Today we're thinking of another habit we would like kids to shun.

Last year, voters passed an initiative to legalize marijuana use for adults in Washington. One of the selling points of that campaign was that some of the tax money generated from the new law would be dedicated to educating kids about why they shouldn't smoke pot.

The proponents of the initiative likened the anti-marijuana campaigns to the anti-smoking campaigns. We're ready for that message to take hold.

Our law sends a mixed message to kids.

When marijuana was illegal it must have been because it is bad for you, like meth and cocaine. Now, at least in this state, marijuana is an acceptable substance -- for adults.

It's a double standard.

It doesn't take kids long to see through that hypocrisy. It can't be much of a leap for kids to believe that if pot is OK for adults, it must be OK for the younger population as well. It's all a matter of timing.

But here's what the statistics tell us: Kids are already using pot.

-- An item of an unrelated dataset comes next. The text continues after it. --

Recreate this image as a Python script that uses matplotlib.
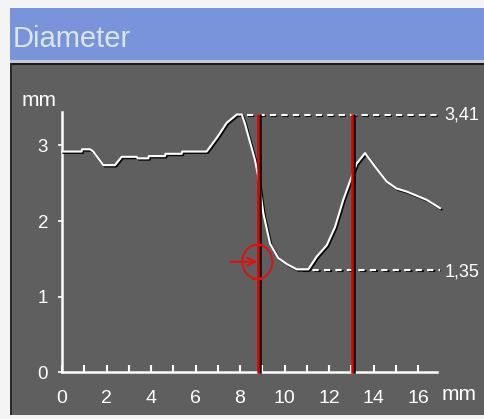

A 2012 study showed that about a quarter of all high school seniors used marijuana in the previous month, then an illegal substance for all ages. The trend, in fact, has stayed mostly flat for about 20 years.

And although more kids now smoke pot than cigarettes, it's not because marijuana use is up; it's because cigarette use is down -- way down.

That's almost exclusively because of the anti-smoking campaigns.

We would like to see the same emphasis put into an anti-marijuana campaign.

Gov. Jay Inslee and Attorney General Bob Ferguson sent a letter to the Senate panel describing the state's plans for restricting the distance pot can be sold from schools and requiring childproof packaging for the product.

It's a start, but it's not enough.

Not marketing to kids is not the same as an aggressive education campaign.

Last year, we recommended voters reject the state's initiative to legalize marijuana. The voters took the other route.

This year, we are fully expecting the anti-marijuana campaigns to start rolling out in earnest.

Education goes a long way toward people making good decisions for themselves. Apparently what we're doing now with teenagers and marijuana isn't working.